** begin **

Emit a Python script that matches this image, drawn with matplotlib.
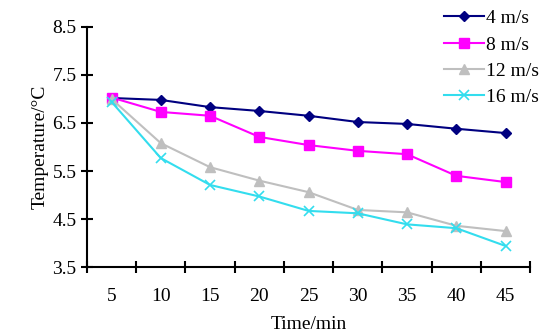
import matplotlib.pyplot as plt
import numpy as np

plt.rcParams["font.family"] = ["Liberation Serif", "DejaVu Serif"]

# data
times = ["5", "10", "15", "20", "25", "30", "35", "40", "45"]
v4 = [7.02, 6.98, 6.83, 6.75, 6.65, 6.52, 6.48, 6.38, 6.29]
v8 = [7.03, 6.73, 6.65, 6.21, 6.04, 5.92, 5.85, 5.40, 5.27]
v12 = [7.00, 6.08, 5.58, 5.30, 5.06, 4.69, 4.64, 4.36, 4.25]
v16 = [6.94, 5.77, 5.21, 4.97, 4.67, 4.62, 4.39, 4.31, 3.94]

fig = plt.figure(figsize=(5.5, 3.36), dpi=100)
ax = fig.add_axes([0.158, 0.205, 0.806, 0.715])

x = np.arange(len(times))
ax.plot(x, v4, color="#000080", marker="D", markersize=5, lw=1.5, label="4 m/s")
ax.plot(x, v8, color="#FF00FF", marker="s", markersize=7, lw=1.5, label="8 m/s")
ax.plot(x, v12, color="#BFBFBF", marker="^", markersize=7, lw=1.5, label="12 m/s")
ax.plot(x, v16, color="#33DDEE", marker="x", markersize=7, mew=1.2, lw=1.5,
        label="16 m/s")

ax.set_xlim(-0.5, len(times) - 0.5)
ax.set_ylim(3.5, 8.5)
ax.set_yticks(np.arange(3.5, 8.6, 1.0))
ax.set_yticklabels([f"{t:.1f}" for t in np.arange(3.5, 8.6, 1.0)])
ax.set_xticks(x)
ax.set_xticklabels(times)
ax.set_xticks(np.arange(-0.5, len(times), 1.0), minor=True)
ax.tick_params(axis="x", which="major", length=0, pad=15, labelsize=14)
ax.tick_params(axis="x", which="minor", direction="inout", length=9, width=1.5)
ax.tick_params(axis="y", direction="inout", length=9, width=1.5, labelsize=14, pad=3)

for s in ["top", "right"]:
    ax.spines[s].set_visible(False)
for s in ["left", "bottom"]:
    ax.spines[s].set_linewidth(1.5)

ax.set_xlabel("Time/min", fontsize=14, labelpad=8)
ax.set_ylabel("Temperature/\u00b0C", fontsize=14, labelpad=3)

ax.legend(loc="upper right", bbox_to_anchor=(1.06, 1.145), frameon=False,
          fontsize=14, handlelength=2.1, handletextpad=0.1, labelspacing=0.45)

fig.savefig("out.png", dpi=100)
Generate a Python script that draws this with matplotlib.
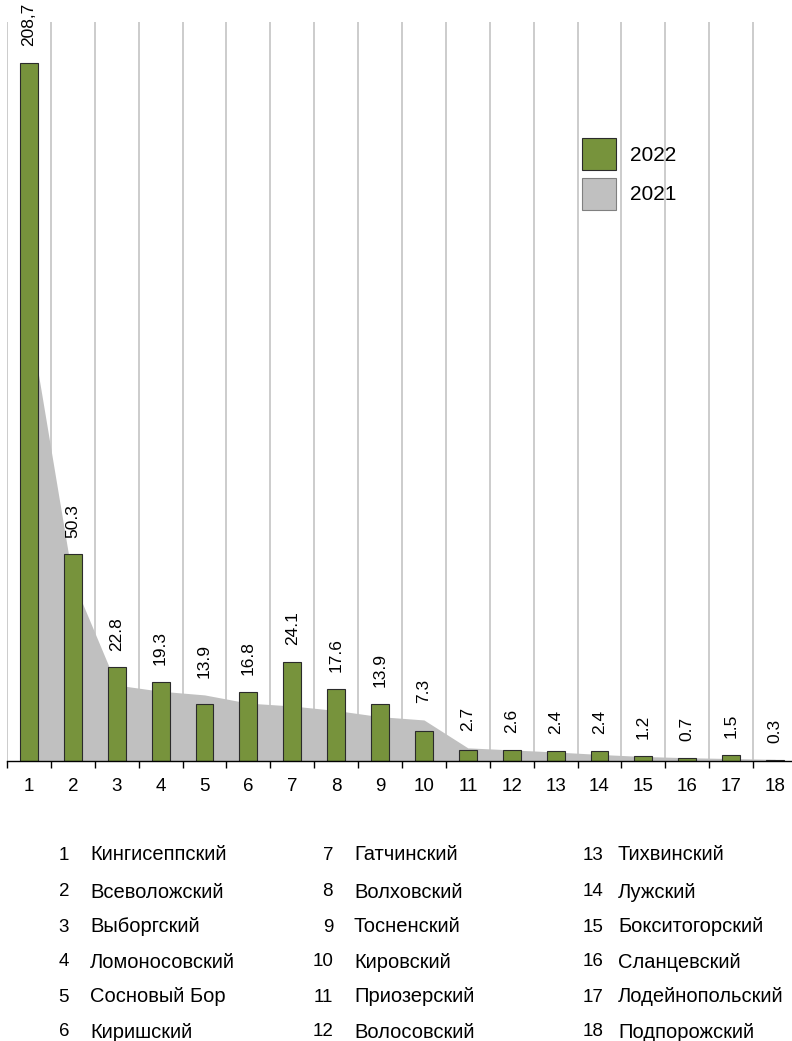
import numpy as np
import matplotlib
matplotlib.use('Agg')
import matplotlib.pyplot as plt
from matplotlib.patches import Patch

plt.rcParams['font.family'] = ['Liberation Sans', 'DejaVu Sans']

# Данные
categories = list(range(1, 19))
values_2022 = [208.7, 50.3, 22.8, 19.3, 13.9, 16.8, 24.1, 17.6, 13.9,
               7.3, 2.7, 2.6, 2.4, 2.4, 1.2, 0.7, 1.5, 0.3]
labels_2022 = ['208,7', '50.3', '22.8', '19.3', '13.9', '16.8', '24.1', '17.6', '13.9',
               '7.3', '2.7', '2.6', '2.4', '2.4', '1.2', '0.7', '1.5', '0.3']
values_2021 = [108, 44, 18.5, 17.0, 16.1, 14.1, 13.4, 12.3, 10.8,
               10.0, 3.2, 2.7, 2.2, 1.6, 1.1, 0.8, 0.6, 0.4]
districts = ['Кингисеппский', 'Всеволожский', 'Выборгский', 'Ломоносовский',
             'Сосновый Бор', 'Киришский', 'Гатчинский', 'Волховский',
             'Тосненский', 'Кировский', 'Приозерский', 'Волосовский',
             'Тихвинский', 'Лужский', 'Бокситогорский', 'Сланцевский',
             'Лодейнопольский', 'Подпорожский']

bar_cap = 170  # первый столбец показан укороченным
green = '#77933C'
grey = '#C0C0C0'

x = np.array(categories)
shown = np.minimum(values_2022, bar_cap)

fig = plt.figure(figsize=(7.92, 10.41), dpi=100)
W, H = 792, 1041
ax = fig.add_axes([7 / W, (H - 761) / H, 790 / W, (761 - 22) / H])

ax.fill_between(x, values_2021, 0, color=grey, lw=0, zorder=1)
ax.bar(x, shown, width=0.41, color=green, edgecolor='#2b2b2b', linewidth=0.8, zorder=2)

for xi, b, a, lab in zip(x, shown, values_2021, labels_2022):
    ax.annotate(lab, (xi, max(b, a)), xytext=(0, 12), textcoords='offset points',
                rotation=90, ha='center', va='bottom', fontsize=12.5,
                annotation_clip=False)

ax.set_xlim(0.5, 18.5)
ax.set_ylim(0, 180)
ax.set_xticks(x)
ax.set_xticklabels([str(c) for c in categories], fontsize=13.5)
ax.set_xticks(np.arange(0.5, 19, 1), minor=True)
ax.tick_params(axis='x', which='major', length=0, pad=12)
ax.tick_params(axis='x', which='minor', length=5, width=1, color='black', direction='out')
ax.set_yticks([])
ax.set_axisbelow(True)
ax.xaxis.grid(True, which='minor', color='#C8C8C8', linewidth=1.3)
ax.xaxis.grid(False, which='major')
for s in ['top', 'left', 'right']:
    ax.spines[s].set_visible(False)
ax.spines['bottom'].set_linewidth(1)

handles = [Patch(facecolor=green, edgecolor='#2b2b2b', linewidth=0.8),
           Patch(facecolor=grey, edgecolor='#808080', linewidth=0.8)]
fig.legend(handles, ['2022', '2021'], loc='upper left',
           bbox_to_anchor=(582 / W, 1 - 138 / H), frameon=False, fontsize=15,
           borderpad=0, borderaxespad=0, handlelength=1.63, handleheight=1.98,
           labelspacing=0.38, handletextpad=0.67)

# Подписи районов внизу
rows_y = [855, 892, 927, 962, 997, 1032]
cols = [(69, 90), (333, 354), (603, 618)]
for i, name in enumerate(districts):
    c, r = divmod(i, 6)
    nx, tx = cols[c]
    yy = 1 - rows_y[r] / H
    fig.text(nx / W, yy, str(categories[i]), ha='right', va='center', fontsize=13.5)
    fig.text(tx / W, yy, name, ha='left', va='center', fontsize=14.5)

plt.savefig('out.png', dpi=100)
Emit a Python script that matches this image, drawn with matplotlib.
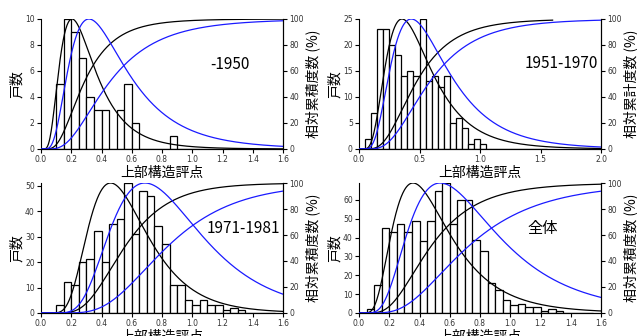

** end **

• GIVEN EXERCISE:
Print all of the records shown above exactly, leaving out each picture.

• RESULT:
Emit a Python script that matches this image, drawn with matplotlib.
import matplotlib.pyplot as plt
import numpy as np

plt.rcParams["font.family"] = ["Liberation Serif", "DejaVu Serif"]

# data
times = ["5", "10", "15", "20", "25", "30", "35", "40", "45"]
v4 = [7.02, 6.98, 6.83, 6.75, 6.65, 6.52, 6.48, 6.38, 6.29]
v8 = [7.03, 6.73, 6.65, 6.21, 6.04, 5.92, 5.85, 5.40, 5.27]
v12 = [7.00, 6.08, 5.58, 5.30, 5.06, 4.69, 4.64, 4.36, 4.25]
v16 = [6.94, 5.77, 5.21, 4.97, 4.67, 4.62, 4.39, 4.31, 3.94]

fig = plt.figure(figsize=(5.5, 3.36), dpi=100)
ax = fig.add_axes([0.158, 0.205, 0.806, 0.715])

x = np.arange(len(times))
ax.plot(x, v4, color="#000080", marker="D", markersize=5, lw=1.5, label="4 m/s")
ax.plot(x, v8, color="#FF00FF", marker="s", markersize=7, lw=1.5, label="8 m/s")
ax.plot(x, v12, color="#BFBFBF", marker="^", markersize=7, lw=1.5, label="12 m/s")
ax.plot(x, v16, color="#33DDEE", marker="x", markersize=7, mew=1.2, lw=1.5,
        label="16 m/s")

ax.set_xlim(-0.5, len(times) - 0.5)
ax.set_ylim(3.5, 8.5)
ax.set_yticks(np.arange(3.5, 8.6, 1.0))
ax.set_yticklabels([f"{t:.1f}" for t in np.arange(3.5, 8.6, 1.0)])
ax.set_xticks(x)
ax.set_xticklabels(times)
ax.set_xticks(np.arange(-0.5, len(times), 1.0), minor=True)
ax.tick_params(axis="x", which="major", length=0, pad=15, labelsize=14)
ax.tick_params(axis="x", which="minor", direction="inout", length=9, width=1.5)
ax.tick_params(axis="y", direction="inout", length=9, width=1.5, labelsize=14, pad=3)

for s in ["top", "right"]:
    ax.spines[s].set_visible(False)
for s in ["left", "bottom"]:
    ax.spines[s].set_linewidth(1.5)

ax.set_xlabel("Time/min", fontsize=14, labelpad=8)
ax.set_ylabel("Temperature/\u00b0C", fontsize=14, labelpad=3)

ax.legend(loc="upper right", bbox_to_anchor=(1.06, 1.145), frameon=False,
          fontsize=14, handlelength=2.1, handletextpad=0.1, labelspacing=0.45)

fig.savefig("out.png", dpi=100)
Generate a Python script that draws this with matplotlib.
import numpy as np
import matplotlib
matplotlib.use('Agg')
import matplotlib.pyplot as plt
from matplotlib.patches import Patch

plt.rcParams['font.family'] = ['Liberation Sans', 'DejaVu Sans']

# Данные
categories = list(range(1, 19))
values_2022 = [208.7, 50.3, 22.8, 19.3, 13.9, 16.8, 24.1, 17.6, 13.9,
               7.3, 2.7, 2.6, 2.4, 2.4, 1.2, 0.7, 1.5, 0.3]
labels_2022 = ['208,7', '50.3', '22.8', '19.3', '13.9', '16.8', '24.1', '17.6', '13.9',
               '7.3', '2.7', '2.6', '2.4', '2.4', '1.2', '0.7', '1.5', '0.3']
values_2021 = [108, 44, 18.5, 17.0, 16.1, 14.1, 13.4, 12.3, 10.8,
               10.0, 3.2, 2.7, 2.2, 1.6, 1.1, 0.8, 0.6, 0.4]
districts = ['Кингисеппский', 'Всеволожский', 'Выборгский', 'Ломоносовский',
             'Сосновый Бор', 'Киришский', 'Гатчинский', 'Волховский',
             'Тосненский', 'Кировский', 'Приозерский', 'Волосовский',
             'Тихвинский', 'Лужский', 'Бокситогорский', 'Сланцевский',
             'Лодейнопольский', 'Подпорожский']

bar_cap = 170  # первый столбец показан укороченным
green = '#77933C'
grey = '#C0C0C0'

x = np.array(categories)
shown = np.minimum(values_2022, bar_cap)

fig = plt.figure(figsize=(7.92, 10.41), dpi=100)
W, H = 792, 1041
ax = fig.add_axes([7 / W, (H - 761) / H, 790 / W, (761 - 22) / H])

ax.fill_between(x, values_2021, 0, color=grey, lw=0, zorder=1)
ax.bar(x, shown, width=0.41, color=green, edgecolor='#2b2b2b', linewidth=0.8, zorder=2)

for xi, b, a, lab in zip(x, shown, values_2021, labels_2022):
    ax.annotate(lab, (xi, max(b, a)), xytext=(0, 12), textcoords='offset points',
                rotation=90, ha='center', va='bottom', fontsize=12.5,
                annotation_clip=False)

ax.set_xlim(0.5, 18.5)
ax.set_ylim(0, 180)
ax.set_xticks(x)
ax.set_xticklabels([str(c) for c in categories], fontsize=13.5)
ax.set_xticks(np.arange(0.5, 19, 1), minor=True)
ax.tick_params(axis='x', which='major', length=0, pad=12)
ax.tick_params(axis='x', which='minor', length=5, width=1, color='black', direction='out')
ax.set_yticks([])
ax.set_axisbelow(True)
ax.xaxis.grid(True, which='minor', color='#C8C8C8', linewidth=1.3)
ax.xaxis.grid(False, which='major')
for s in ['top', 'left', 'right']:
    ax.spines[s].set_visible(False)
ax.spines['bottom'].set_linewidth(1)

handles = [Patch(facecolor=green, edgecolor='#2b2b2b', linewidth=0.8),
           Patch(facecolor=grey, edgecolor='#808080', linewidth=0.8)]
fig.legend(handles, ['2022', '2021'], loc='upper left',
           bbox_to_anchor=(582 / W, 1 - 138 / H), frameon=False, fontsize=15,
           borderpad=0, borderaxespad=0, handlelength=1.63, handleheight=1.98,
           labelspacing=0.38, handletextpad=0.67)

# Подписи районов внизу
rows_y = [855, 892, 927, 962, 997, 1032]
cols = [(69, 90), (333, 354), (603, 618)]
for i, name in enumerate(districts):
    c, r = divmod(i, 6)
    nx, tx = cols[c]
    yy = 1 - rows_y[r] / H
    fig.text(nx / W, yy, str(categories[i]), ha='right', va='center', fontsize=13.5)
    fig.text(tx / W, yy, name, ha='left', va='center', fontsize=14.5)

plt.savefig('out.png', dpi=100)
Emit a Python script that matches this image, drawn with matplotlib.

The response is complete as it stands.